Given request
Every line of the listing must be reproduced as it stands. Leave the images behind.

Provided material
◆ ◆ ◆
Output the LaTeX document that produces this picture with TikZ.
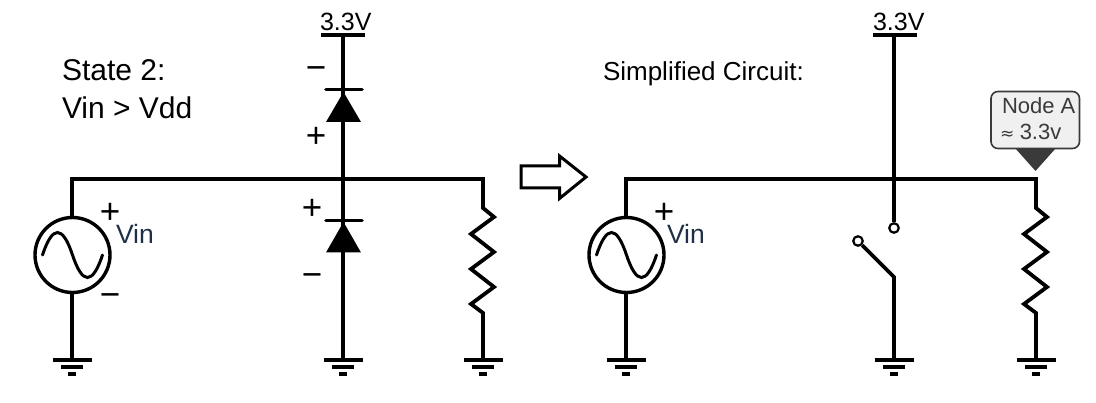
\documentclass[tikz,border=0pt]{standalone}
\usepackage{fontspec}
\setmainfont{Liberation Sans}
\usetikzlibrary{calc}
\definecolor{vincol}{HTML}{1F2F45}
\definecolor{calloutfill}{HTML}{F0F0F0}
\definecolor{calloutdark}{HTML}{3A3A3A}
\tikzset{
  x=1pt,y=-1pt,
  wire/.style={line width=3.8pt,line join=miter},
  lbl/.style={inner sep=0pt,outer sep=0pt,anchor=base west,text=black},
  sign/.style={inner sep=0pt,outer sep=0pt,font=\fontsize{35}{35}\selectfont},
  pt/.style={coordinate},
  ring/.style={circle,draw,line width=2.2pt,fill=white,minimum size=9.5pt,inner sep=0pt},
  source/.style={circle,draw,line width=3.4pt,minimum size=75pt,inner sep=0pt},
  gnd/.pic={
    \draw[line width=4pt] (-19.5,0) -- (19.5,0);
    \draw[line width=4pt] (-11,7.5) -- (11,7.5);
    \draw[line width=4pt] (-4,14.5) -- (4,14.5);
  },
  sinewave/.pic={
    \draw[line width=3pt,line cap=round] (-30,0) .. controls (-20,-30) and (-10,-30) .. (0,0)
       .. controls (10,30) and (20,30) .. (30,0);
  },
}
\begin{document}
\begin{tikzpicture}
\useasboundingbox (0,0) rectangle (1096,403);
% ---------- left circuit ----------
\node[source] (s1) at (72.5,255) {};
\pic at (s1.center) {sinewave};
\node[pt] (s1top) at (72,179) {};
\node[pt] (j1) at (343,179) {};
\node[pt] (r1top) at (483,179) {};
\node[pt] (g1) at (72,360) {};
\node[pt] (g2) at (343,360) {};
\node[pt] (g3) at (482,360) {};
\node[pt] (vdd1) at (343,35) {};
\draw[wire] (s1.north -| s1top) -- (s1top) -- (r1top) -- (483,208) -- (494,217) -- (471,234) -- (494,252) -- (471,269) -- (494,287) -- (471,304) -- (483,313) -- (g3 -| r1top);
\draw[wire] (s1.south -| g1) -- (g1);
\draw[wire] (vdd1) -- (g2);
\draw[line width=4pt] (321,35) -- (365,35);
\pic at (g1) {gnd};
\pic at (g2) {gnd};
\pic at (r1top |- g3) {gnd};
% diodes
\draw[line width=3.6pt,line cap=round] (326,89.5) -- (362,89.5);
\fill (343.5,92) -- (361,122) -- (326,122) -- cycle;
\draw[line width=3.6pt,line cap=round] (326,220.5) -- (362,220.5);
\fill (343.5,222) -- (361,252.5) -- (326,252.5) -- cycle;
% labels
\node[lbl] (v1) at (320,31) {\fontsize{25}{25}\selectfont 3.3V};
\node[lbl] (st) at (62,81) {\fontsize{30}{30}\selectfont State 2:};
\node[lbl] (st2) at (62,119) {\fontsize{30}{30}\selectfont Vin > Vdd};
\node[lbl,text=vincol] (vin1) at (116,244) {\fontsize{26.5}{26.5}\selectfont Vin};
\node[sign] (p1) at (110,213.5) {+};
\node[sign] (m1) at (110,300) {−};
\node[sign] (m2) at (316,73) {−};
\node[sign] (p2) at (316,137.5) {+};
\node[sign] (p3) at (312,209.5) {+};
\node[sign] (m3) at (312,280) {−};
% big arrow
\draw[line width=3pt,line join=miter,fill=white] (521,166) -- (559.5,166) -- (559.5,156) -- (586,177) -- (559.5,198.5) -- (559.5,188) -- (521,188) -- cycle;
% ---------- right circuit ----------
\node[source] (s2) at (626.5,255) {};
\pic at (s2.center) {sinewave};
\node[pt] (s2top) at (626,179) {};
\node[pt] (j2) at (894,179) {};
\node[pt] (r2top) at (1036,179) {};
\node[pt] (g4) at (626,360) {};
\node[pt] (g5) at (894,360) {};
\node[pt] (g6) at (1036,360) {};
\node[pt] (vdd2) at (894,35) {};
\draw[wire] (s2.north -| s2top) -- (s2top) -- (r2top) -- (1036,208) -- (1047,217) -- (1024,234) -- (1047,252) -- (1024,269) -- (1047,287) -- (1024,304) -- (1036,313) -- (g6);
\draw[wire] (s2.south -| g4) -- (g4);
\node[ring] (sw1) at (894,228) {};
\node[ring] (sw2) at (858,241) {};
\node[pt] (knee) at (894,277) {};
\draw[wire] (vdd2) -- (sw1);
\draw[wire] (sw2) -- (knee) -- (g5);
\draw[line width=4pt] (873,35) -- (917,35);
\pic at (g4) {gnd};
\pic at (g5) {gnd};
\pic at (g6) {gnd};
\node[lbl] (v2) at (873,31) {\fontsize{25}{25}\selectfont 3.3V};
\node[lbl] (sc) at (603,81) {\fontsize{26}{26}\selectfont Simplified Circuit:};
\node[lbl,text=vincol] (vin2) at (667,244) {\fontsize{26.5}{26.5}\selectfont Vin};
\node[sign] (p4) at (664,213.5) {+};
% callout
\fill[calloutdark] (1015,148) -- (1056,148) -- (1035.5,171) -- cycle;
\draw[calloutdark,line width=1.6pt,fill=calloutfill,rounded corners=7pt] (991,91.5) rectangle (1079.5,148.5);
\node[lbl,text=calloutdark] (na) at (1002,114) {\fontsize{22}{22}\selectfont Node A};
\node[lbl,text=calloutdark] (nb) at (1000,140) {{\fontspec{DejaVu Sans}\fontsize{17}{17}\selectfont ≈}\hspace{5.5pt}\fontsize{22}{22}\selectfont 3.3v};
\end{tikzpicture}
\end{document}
◆ ◆ ◆
The result
Output the LaTeX document that produces this picture with TikZ.
\documentclass[tikz,border=0pt]{standalone}
\usepackage{fontspec}
\setmainfont{Liberation Sans}
\usetikzlibrary{calc}
\definecolor{vincol}{HTML}{1F2F45}
\definecolor{calloutfill}{HTML}{F0F0F0}
\definecolor{calloutdark}{HTML}{3A3A3A}
\tikzset{
  x=1pt,y=-1pt,
  wire/.style={line width=3.8pt,line join=miter},
  lbl/.style={inner sep=0pt,outer sep=0pt,anchor=base west,text=black},
  sign/.style={inner sep=0pt,outer sep=0pt,font=\fontsize{35}{35}\selectfont},
  pt/.style={coordinate},
  ring/.style={circle,draw,line width=2.2pt,fill=white,minimum size=9.5pt,inner sep=0pt},
  source/.style={circle,draw,line width=3.4pt,minimum size=75pt,inner sep=0pt},
  gnd/.pic={
    \draw[line width=4pt] (-19.5,0) -- (19.5,0);
    \draw[line width=4pt] (-11,7.5) -- (11,7.5);
    \draw[line width=4pt] (-4,14.5) -- (4,14.5);
  },
  sinewave/.pic={
    \draw[line width=3pt,line cap=round] (-30,0) .. controls (-20,-30) and (-10,-30) .. (0,0)
       .. controls (10,30) and (20,30) .. (30,0);
  },
}
\begin{document}
\begin{tikzpicture}
\useasboundingbox (0,0) rectangle (1096,403);
% ---------- left circuit ----------
\node[source] (s1) at (72.5,255) {};
\pic at (s1.center) {sinewave};
\node[pt] (s1top) at (72,179) {};
\node[pt] (j1) at (343,179) {};
\node[pt] (r1top) at (483,179) {};
\node[pt] (g1) at (72,360) {};
\node[pt] (g2) at (343,360) {};
\node[pt] (g3) at (482,360) {};
\node[pt] (vdd1) at (343,35) {};
\draw[wire] (s1.north -| s1top) -- (s1top) -- (r1top) -- (483,208) -- (494,217) -- (471,234) -- (494,252) -- (471,269) -- (494,287) -- (471,304) -- (483,313) -- (g3 -| r1top);
\draw[wire] (s1.south -| g1) -- (g1);
\draw[wire] (vdd1) -- (g2);
\draw[line width=4pt] (321,35) -- (365,35);
\pic at (g1) {gnd};
\pic at (g2) {gnd};
\pic at (r1top |- g3) {gnd};
% diodes
\draw[line width=3.6pt,line cap=round] (326,89.5) -- (362,89.5);
\fill (343.5,92) -- (361,122) -- (326,122) -- cycle;
\draw[line width=3.6pt,line cap=round] (326,220.5) -- (362,220.5);
\fill (343.5,222) -- (361,252.5) -- (326,252.5) -- cycle;
% labels
\node[lbl] (v1) at (320,31) {\fontsize{25}{25}\selectfont 3.3V};
\node[lbl] (st) at (62,81) {\fontsize{30}{30}\selectfont State 2:};
\node[lbl] (st2) at (62,119) {\fontsize{30}{30}\selectfont Vin > Vdd};
\node[lbl,text=vincol] (vin1) at (116,244) {\fontsize{26.5}{26.5}\selectfont Vin};
\node[sign] (p1) at (110,213.5) {+};
\node[sign] (m1) at (110,300) {−};
\node[sign] (m2) at (316,73) {−};
\node[sign] (p2) at (316,137.5) {+};
\node[sign] (p3) at (312,209.5) {+};
\node[sign] (m3) at (312,280) {−};
% big arrow
\draw[line width=3pt,line join=miter,fill=white] (521,166) -- (559.5,166) -- (559.5,156) -- (586,177) -- (559.5,198.5) -- (559.5,188) -- (521,188) -- cycle;
% ---------- right circuit ----------
\node[source] (s2) at (626.5,255) {};
\pic at (s2.center) {sinewave};
\node[pt] (s2top) at (626,179) {};
\node[pt] (j2) at (894,179) {};
\node[pt] (r2top) at (1036,179) {};
\node[pt] (g4) at (626,360) {};
\node[pt] (g5) at (894,360) {};
\node[pt] (g6) at (1036,360) {};
\node[pt] (vdd2) at (894,35) {};
\draw[wire] (s2.north -| s2top) -- (s2top) -- (r2top) -- (1036,208) -- (1047,217) -- (1024,234) -- (1047,252) -- (1024,269) -- (1047,287) -- (1024,304) -- (1036,313) -- (g6);
\draw[wire] (s2.south -| g4) -- (g4);
\node[ring] (sw1) at (894,228) {};
\node[ring] (sw2) at (858,241) {};
\node[pt] (knee) at (894,277) {};
\draw[wire] (vdd2) -- (sw1);
\draw[wire] (sw2) -- (knee) -- (g5);
\draw[line width=4pt] (873,35) -- (917,35);
\pic at (g4) {gnd};
\pic at (g5) {gnd};
\pic at (g6) {gnd};
\node[lbl] (v2) at (873,31) {\fontsize{25}{25}\selectfont 3.3V};
\node[lbl] (sc) at (603,81) {\fontsize{26}{26}\selectfont Simplified Circuit:};
\node[lbl,text=vincol] (vin2) at (667,244) {\fontsize{26.5}{26.5}\selectfont Vin};
\node[sign] (p4) at (664,213.5) {+};
% callout
\fill[calloutdark] (1015,148) -- (1056,148) -- (1035.5,171) -- cycle;
\draw[calloutdark,line width=1.6pt,fill=calloutfill,rounded corners=7pt] (991,91.5) rectangle (1079.5,148.5);
\node[lbl,text=calloutdark] (na) at (1002,114) {\fontsize{22}{22}\selectfont Node A};
\node[lbl,text=calloutdark] (nb) at (1000,140) {{\fontspec{DejaVu Sans}\fontsize{17}{17}\selectfont ≈}\hspace{5.5pt}\fontsize{22}{22}\selectfont 3.3v};
\end{tikzpicture}
\end{document}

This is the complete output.